Después volvió junto a los hijos, que contemplaban callados la escena, se dirigió a Pedro, el varón, y, enlazando los hombros del joven con el brazo, salió con él de la habitación seguido por las hijas. Una vez en el pasillo, se dirigió a todos.
—Me hubiera gustado abrazar a Fernán. Siento no haber podido encontrarle aquí. Trasmitidle mi afecto en estos momentos. Y vosotros, por favor, mantenedme informado de la evolución de la enfermedad de don Pedro.

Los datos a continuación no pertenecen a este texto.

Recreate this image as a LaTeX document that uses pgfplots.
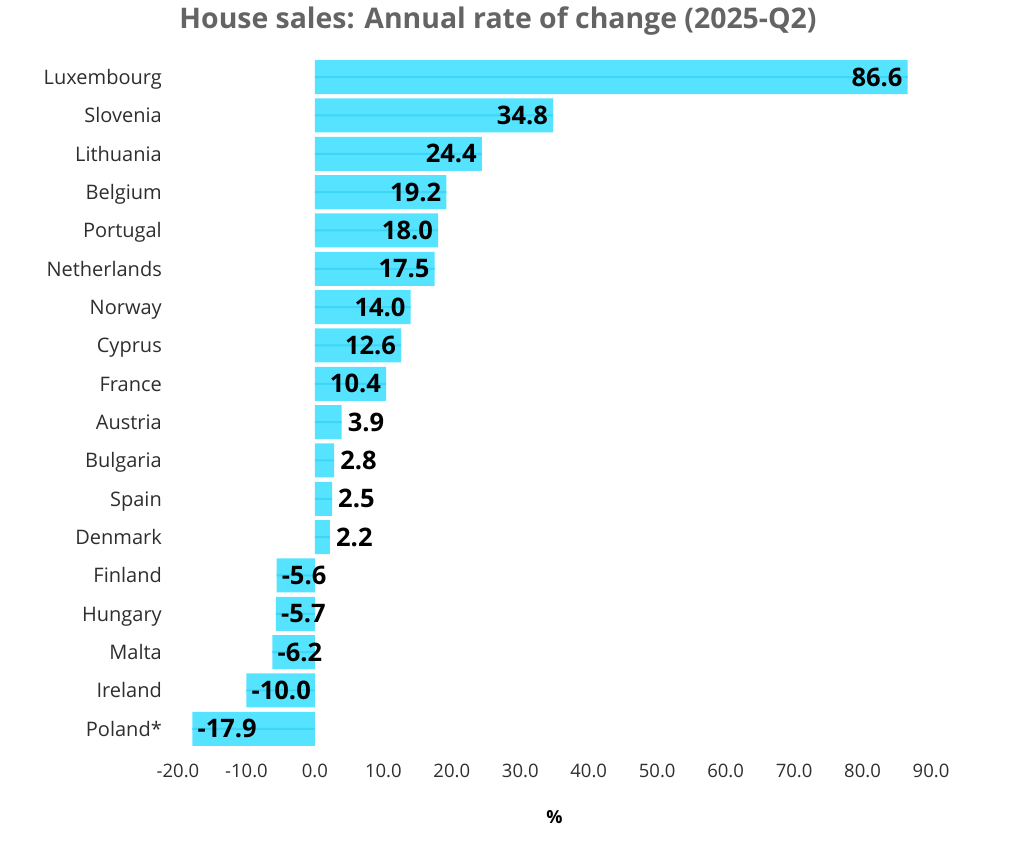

—Descuidad, señor; así lo haremos.
Ya en la calle, el infante besó las manos de Leonor, volvió a abrazar a Pedro, saludó a las hijas quitándose el sombrero y, ayudado por su escudero, subió a su caballo. Dio una breve orden a los caballeros de su cortejo, saludó de nuevo a toda la familia, que se había quedado en la puerta de su casa para despedirle, y partió con el trote corto de su montura.
De esta manera el infante Fernando de Antequera, regente del reino de Castilla por la minoría de edad de su sobrino Juan II, el hijo del rey Enrique III, realizó la última visita al canciller mayor de este reino, don Pedro López de Ayala, en su casa de Calahorra.
Unos días más tarde, el 16 de abril de 1407, cuando Pedro López de Ayala parecía haber iniciado una leve recuperación de su enfermedad, falleció de forma repentina. Tenía setenta y cinco años de edad.